В эти годы Пришвин продолжает много заниматься фотографией. Увлечение фотографией оказалось для писателя способом изучения нового языка — языка зрительного образа, открыло новые возможности изучения мира. Пришвин планирует иллюстрировать свои книги, как когда-то первую «В краю непуганых птиц» (1906), собственными фотографиями. Авторская фотография, помещенная в текст, в любом случае нарушает его целостность и существует в пространстве этого разрыва, заполняя его другим смыслом. Пришвин считает, что внедрение фотографий в текст способствует созданию новой художественной формы; ему как будто не хватает словесного образа, который он стремится дополнить образом визуальным; именно поэтому он планирует использовать фотографии не просто для иллюстрации, выстраивая параллельный тексту зрительный ряд, он пытается создать новое единство художественного произведения («попробовать ввести фотографии в свои рассказы, очерки как изобразительный прием»). У Пришвина нет осуществленных проектов — слишком сложной была литературная ситуация в те годы, когда он жил и писал, но большей части его произведений и его дневнику соответствует фотографический ряд, который создает визуальный образ мира, поддающийся описанию, осмыслению, взаимодействию и с записями дневника, и с его художественными произведениями.

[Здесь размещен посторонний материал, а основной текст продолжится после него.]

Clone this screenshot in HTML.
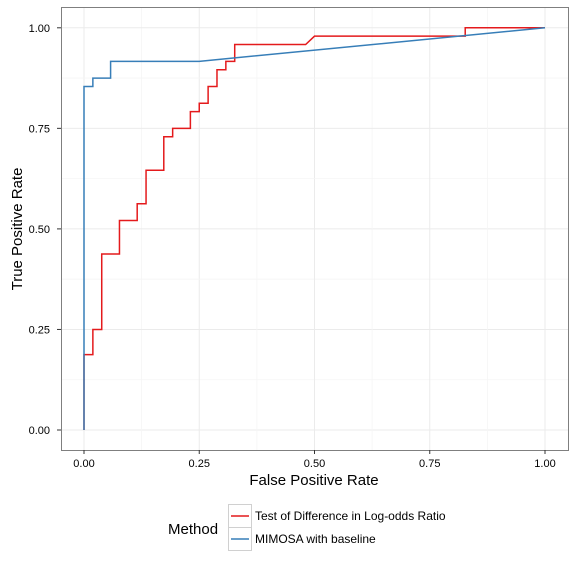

Фотография соответствовала тому, что было свойственно художественному сознанию Пришвина: вниманию к деталям, подробностям, фактам жизни, личности, удовлетворяла его стремлению отразить свое время документально, отмечая ускользающие частности. Пришвину было важно фиксировать состояние мира — фотография гарантирует абсолютную реальность события или объекта. Пришвин-фотограф поднимает обыденную жизнь на уровень искусства («Я хочу… доказывать светописью мои видения реального мира»).
Пришвин — художник, и его отличает современное видение реальности: в фотоснимках мы находим не только классическую перспективу и панорамные кадры, но и ракурсы, крупный план (паутинки, капли, почки), серию занесенных снегом деревьев, репортажную съемку, урбанистический пейзаж, галерею портретов известных и неизвестных, даже маргинальных личностей.

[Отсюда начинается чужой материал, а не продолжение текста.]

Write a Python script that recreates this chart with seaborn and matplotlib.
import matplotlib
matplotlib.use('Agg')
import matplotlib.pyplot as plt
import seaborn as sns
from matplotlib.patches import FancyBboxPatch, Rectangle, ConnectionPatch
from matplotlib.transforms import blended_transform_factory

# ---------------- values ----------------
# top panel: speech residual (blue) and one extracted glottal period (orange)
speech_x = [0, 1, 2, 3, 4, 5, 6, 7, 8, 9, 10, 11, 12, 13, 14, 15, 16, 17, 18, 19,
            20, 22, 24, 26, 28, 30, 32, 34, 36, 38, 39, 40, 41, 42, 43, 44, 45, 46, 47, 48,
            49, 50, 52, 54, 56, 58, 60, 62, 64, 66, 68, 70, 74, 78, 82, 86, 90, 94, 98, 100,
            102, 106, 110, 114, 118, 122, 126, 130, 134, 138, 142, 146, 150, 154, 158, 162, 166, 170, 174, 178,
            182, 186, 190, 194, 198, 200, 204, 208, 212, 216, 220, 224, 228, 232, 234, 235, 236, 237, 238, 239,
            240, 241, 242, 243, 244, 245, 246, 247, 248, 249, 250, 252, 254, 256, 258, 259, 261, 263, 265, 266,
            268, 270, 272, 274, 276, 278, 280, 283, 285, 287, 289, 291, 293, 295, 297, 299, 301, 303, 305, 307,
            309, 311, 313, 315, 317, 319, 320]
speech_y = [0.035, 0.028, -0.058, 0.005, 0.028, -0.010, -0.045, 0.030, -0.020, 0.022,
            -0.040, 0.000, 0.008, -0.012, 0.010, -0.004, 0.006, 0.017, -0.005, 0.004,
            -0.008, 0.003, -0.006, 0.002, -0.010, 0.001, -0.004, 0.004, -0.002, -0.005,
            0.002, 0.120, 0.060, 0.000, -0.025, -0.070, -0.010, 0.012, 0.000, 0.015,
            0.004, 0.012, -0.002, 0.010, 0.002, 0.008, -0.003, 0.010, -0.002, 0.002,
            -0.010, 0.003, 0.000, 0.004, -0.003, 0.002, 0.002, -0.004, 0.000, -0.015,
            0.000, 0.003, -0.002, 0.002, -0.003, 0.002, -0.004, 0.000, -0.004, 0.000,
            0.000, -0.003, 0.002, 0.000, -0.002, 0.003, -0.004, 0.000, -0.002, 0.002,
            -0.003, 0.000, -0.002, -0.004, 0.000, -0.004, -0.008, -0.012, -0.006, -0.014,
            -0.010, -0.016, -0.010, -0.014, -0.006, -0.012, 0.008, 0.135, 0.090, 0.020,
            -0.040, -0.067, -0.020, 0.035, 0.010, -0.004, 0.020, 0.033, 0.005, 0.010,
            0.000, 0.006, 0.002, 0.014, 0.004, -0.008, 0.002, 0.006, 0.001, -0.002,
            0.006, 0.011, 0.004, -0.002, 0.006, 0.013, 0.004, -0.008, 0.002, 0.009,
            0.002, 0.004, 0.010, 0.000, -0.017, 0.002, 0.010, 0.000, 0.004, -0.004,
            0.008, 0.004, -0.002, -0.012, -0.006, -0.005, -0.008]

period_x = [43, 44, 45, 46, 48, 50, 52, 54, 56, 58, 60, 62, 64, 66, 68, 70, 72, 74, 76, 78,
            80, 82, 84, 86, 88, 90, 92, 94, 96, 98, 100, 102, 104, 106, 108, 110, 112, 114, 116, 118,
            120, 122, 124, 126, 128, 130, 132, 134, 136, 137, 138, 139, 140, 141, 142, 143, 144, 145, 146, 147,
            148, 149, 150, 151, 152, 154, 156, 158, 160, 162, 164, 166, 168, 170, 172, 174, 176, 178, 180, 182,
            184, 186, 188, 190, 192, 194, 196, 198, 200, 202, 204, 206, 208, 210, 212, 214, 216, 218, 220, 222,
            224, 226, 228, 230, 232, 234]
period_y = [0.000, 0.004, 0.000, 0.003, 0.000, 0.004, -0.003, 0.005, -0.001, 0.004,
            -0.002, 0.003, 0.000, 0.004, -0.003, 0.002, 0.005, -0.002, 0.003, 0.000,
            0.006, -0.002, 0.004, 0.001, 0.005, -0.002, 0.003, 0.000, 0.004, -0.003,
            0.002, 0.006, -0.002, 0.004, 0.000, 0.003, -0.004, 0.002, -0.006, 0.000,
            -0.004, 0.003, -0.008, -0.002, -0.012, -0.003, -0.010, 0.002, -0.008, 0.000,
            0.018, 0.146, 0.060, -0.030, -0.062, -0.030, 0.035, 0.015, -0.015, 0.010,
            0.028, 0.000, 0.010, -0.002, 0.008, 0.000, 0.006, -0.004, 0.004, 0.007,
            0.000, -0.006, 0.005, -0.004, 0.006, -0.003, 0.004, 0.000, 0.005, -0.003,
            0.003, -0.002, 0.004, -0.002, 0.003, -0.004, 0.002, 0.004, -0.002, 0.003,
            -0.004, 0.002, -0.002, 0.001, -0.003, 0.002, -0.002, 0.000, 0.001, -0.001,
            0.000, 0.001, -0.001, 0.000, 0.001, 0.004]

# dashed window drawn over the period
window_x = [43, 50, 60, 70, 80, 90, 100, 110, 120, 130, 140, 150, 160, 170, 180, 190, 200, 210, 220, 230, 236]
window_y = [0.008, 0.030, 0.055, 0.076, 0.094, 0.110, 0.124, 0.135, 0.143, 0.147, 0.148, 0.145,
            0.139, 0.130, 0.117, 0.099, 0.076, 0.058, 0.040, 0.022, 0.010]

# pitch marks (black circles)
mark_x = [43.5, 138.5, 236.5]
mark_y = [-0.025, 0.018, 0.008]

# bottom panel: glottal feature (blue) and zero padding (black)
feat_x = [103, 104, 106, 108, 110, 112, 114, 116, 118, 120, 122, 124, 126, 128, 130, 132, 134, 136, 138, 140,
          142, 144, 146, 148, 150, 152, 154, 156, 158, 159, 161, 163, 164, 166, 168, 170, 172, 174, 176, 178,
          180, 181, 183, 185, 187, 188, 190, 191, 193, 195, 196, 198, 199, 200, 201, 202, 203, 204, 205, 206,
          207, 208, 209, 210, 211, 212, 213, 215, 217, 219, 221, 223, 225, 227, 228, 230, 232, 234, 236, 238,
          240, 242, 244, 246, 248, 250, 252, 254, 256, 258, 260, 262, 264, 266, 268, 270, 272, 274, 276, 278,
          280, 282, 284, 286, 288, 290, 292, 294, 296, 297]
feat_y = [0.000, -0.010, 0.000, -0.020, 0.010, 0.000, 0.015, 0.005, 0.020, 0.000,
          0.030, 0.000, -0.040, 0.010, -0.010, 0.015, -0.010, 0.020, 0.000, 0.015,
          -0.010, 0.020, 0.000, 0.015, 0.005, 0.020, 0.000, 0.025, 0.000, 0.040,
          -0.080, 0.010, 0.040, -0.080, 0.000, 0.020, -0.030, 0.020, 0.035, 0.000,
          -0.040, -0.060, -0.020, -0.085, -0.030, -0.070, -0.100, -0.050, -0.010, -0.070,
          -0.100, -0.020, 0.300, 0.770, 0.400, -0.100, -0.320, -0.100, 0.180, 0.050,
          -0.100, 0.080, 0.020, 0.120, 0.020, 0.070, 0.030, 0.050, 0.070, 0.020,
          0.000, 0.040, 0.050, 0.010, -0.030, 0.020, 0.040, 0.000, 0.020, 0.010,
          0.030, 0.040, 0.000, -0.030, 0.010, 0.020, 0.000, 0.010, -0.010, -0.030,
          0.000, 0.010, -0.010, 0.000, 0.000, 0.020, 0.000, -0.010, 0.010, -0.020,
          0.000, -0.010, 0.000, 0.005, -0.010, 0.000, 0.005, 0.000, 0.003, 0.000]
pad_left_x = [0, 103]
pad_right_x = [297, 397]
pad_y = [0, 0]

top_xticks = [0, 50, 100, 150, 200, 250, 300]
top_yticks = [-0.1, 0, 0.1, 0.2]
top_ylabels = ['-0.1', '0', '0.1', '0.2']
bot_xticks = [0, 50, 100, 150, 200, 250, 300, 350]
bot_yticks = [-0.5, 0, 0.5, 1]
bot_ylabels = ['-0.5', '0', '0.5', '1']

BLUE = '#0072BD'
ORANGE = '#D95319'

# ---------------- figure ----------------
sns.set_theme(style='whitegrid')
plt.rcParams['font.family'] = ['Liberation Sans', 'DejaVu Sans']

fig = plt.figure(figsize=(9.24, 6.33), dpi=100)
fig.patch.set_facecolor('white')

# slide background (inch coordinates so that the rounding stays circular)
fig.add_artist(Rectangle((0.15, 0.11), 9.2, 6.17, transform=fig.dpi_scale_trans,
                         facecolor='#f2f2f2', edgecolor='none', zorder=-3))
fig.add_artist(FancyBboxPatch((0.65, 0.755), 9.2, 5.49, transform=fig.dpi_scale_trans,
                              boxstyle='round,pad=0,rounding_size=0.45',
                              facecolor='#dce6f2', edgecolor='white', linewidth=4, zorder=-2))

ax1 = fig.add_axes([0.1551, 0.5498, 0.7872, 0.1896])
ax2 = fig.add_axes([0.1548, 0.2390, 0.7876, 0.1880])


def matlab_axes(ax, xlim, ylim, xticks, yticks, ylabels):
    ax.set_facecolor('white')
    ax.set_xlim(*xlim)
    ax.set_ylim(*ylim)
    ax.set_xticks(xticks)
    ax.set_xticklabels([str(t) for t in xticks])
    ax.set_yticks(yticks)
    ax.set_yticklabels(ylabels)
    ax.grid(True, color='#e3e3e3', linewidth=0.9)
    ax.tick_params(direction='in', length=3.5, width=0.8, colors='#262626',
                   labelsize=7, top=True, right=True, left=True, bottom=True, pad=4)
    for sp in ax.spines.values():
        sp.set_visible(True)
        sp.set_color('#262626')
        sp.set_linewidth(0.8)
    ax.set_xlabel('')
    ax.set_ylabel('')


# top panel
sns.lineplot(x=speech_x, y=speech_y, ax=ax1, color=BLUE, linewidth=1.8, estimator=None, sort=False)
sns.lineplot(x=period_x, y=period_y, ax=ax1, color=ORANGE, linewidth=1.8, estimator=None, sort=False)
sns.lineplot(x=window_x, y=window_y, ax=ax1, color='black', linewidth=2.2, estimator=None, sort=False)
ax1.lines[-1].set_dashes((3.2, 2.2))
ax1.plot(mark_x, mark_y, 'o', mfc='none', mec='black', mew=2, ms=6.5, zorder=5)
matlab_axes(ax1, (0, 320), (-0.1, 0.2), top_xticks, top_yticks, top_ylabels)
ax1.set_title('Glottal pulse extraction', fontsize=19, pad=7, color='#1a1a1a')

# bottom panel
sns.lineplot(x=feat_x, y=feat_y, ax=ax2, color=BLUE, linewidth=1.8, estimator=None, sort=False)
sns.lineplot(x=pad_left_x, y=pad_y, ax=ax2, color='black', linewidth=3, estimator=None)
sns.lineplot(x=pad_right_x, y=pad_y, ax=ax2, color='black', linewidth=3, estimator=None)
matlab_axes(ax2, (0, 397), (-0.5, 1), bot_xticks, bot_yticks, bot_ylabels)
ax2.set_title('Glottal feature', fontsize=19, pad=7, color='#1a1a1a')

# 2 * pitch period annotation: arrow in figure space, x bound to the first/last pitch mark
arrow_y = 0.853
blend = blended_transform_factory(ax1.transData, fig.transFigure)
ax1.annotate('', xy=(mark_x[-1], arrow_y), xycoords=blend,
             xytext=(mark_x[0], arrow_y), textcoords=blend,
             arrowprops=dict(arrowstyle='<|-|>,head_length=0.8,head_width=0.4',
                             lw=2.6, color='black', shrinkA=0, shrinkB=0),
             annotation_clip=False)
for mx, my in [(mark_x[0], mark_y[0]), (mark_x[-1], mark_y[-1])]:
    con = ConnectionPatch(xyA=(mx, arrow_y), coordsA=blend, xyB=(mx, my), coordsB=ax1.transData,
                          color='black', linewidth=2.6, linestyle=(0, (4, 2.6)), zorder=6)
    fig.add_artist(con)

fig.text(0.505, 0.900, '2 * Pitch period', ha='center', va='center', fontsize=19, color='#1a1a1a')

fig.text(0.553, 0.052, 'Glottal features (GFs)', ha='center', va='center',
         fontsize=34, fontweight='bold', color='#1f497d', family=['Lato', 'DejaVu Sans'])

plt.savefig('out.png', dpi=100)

Фотография давала Пришвину удивительную возможность выявления в природном ландшафте скрытого, таящегося в нем образа — и это уже творческая работа писателя со зрительным образом, это бесконечное расширение, усложнение мира («Я вздумал снять эту речку шириною в аршин с берегом в траве выше человеческого роста, и у меня получилась на фотографии почти Миссисипи и большая пустынность без признаков человеческой жизни, хотя я сам, снимая фотографию, стоял посередине реки, запачкав только подметки штиблет, а из воды высился голубой эмалированный ночной горшок с дыркой в дне. Фотографический аппарат вообще стремится к прекрасному так сильно, что мне постоянно приходится сдерживать его пыл. Можно написать повесть (фото) и потом сделать к ней фотографии, это очень легко. А я делаю сначала фотографии и к ним хочу присочинить повесть: это очень трудно; вернее, в 1-м случае трудно писать, зато легко фотографировать, а во втором наоборот. Дело не в слове и не в фотографии, а в расходе художественной энергии»).

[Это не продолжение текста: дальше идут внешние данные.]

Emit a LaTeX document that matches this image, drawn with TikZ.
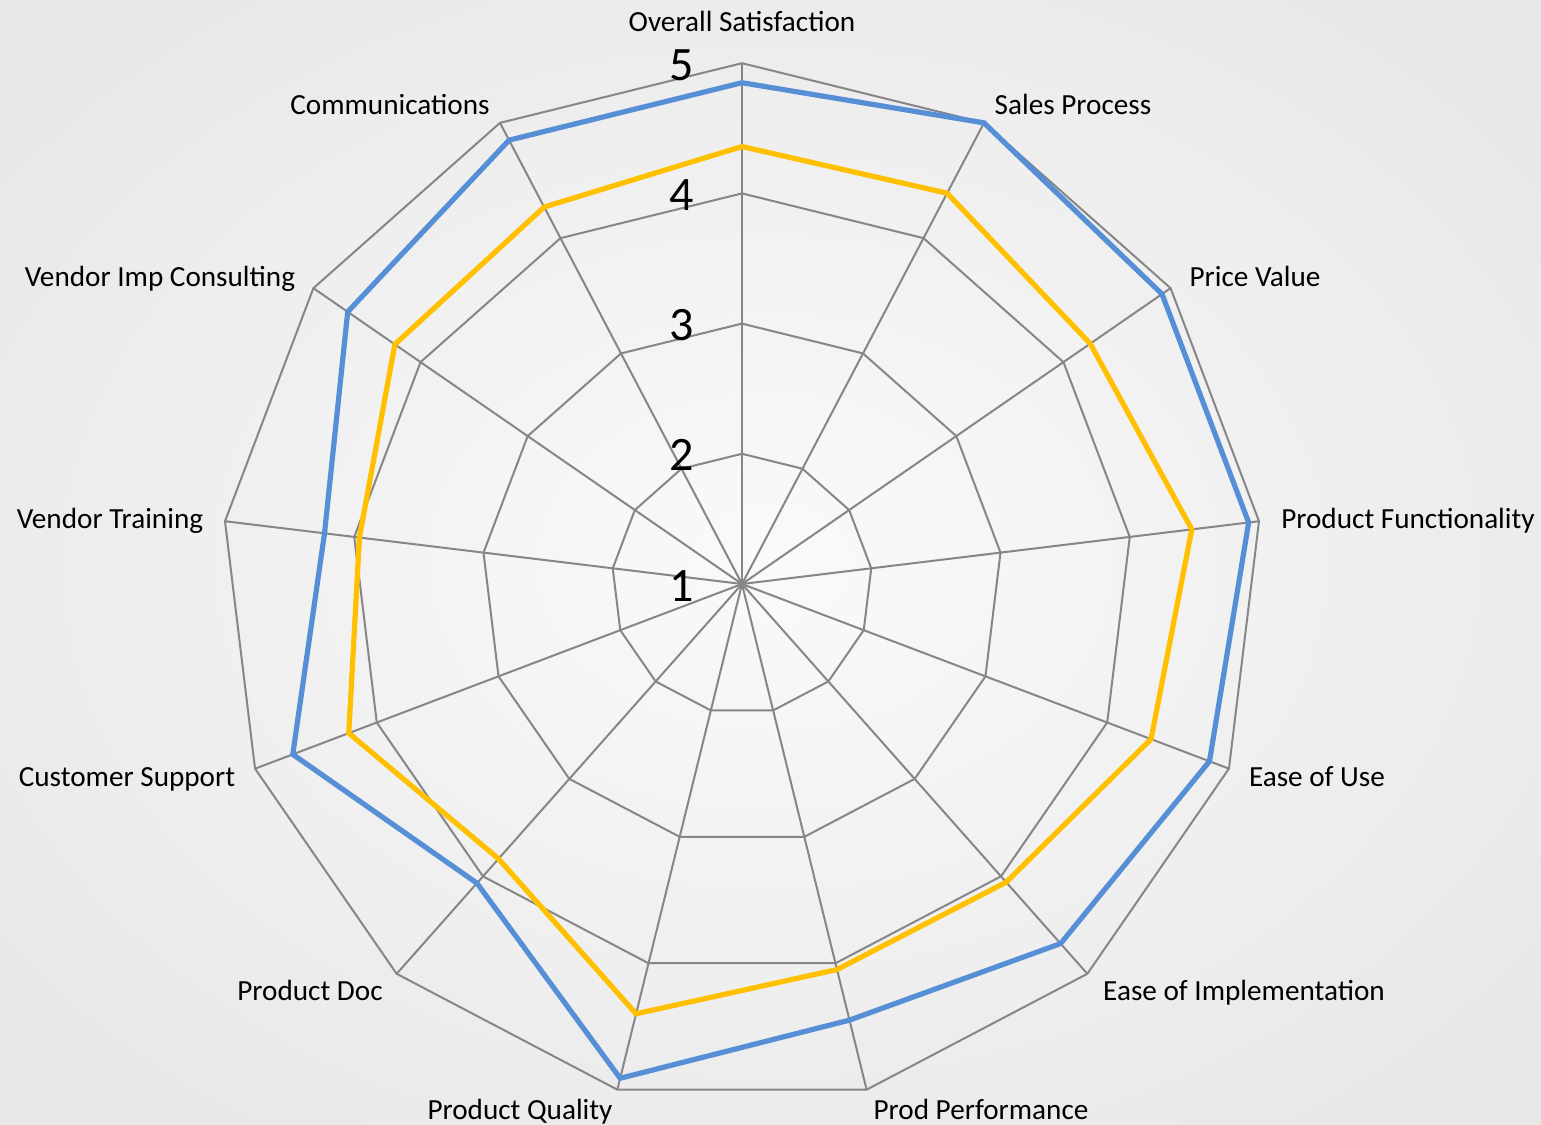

Во-первых, обращение Пришвина к фотографии свидетельствует о том, что он не разделяет принципа преобразования жизни, так долго господствующего в русской культуре и вновь актуализированного, и обращается к принципу утверждения жизни существующей («Я с ужасом видел безумие расчета на будущую жизнь»), а во-вторых, в культурной ситуации тех лет обращение к фотографии является формой борьбы с тотальной идеологизацией культуры за зрительный образ, за реальность, повседневность, за подлинную, таящуюся в этой повседневности, жизнь («Проявляется изображение на пленке, и часто это происходит, будто глаза открываются все шире и шире… Диво! Вышло совсем не то и не так, как снимал. Откуда же это взялось? Раз уж сам не заметил, когда снимал, значит, оно само по себе и существует в «природе вещей»… и кажется тогда, что если бы удалось открыть какую-то завесу, то и будет видно, что есть красота на земле, и в ней заключается смысл»).
Больше никогда не будет у Пришвина такой роскошной охоты, такого увлечения натаской собак, как в 1926–1929 годы. Пришвин как будто припал к природе, залег на дно народной жизни, чтобы спасти — даже не жизнь, ему на самом деле в этот момент ничего не угрожает, но способность писать. Кажется, это совершается на уровне инстинкта — но, повторю, не жизни, а писательства; он ничего специально не делает для того, чтобы жить в деревне — у него нет жилья ни в Москве, ни в Ленинграде, но именно вдали от столиц он находит приемлемый для себя способ выживания, сохранения собственной идентичности, спасения себя как писателя («Моя нынешняя охота тесно переплетается с искусством писания»).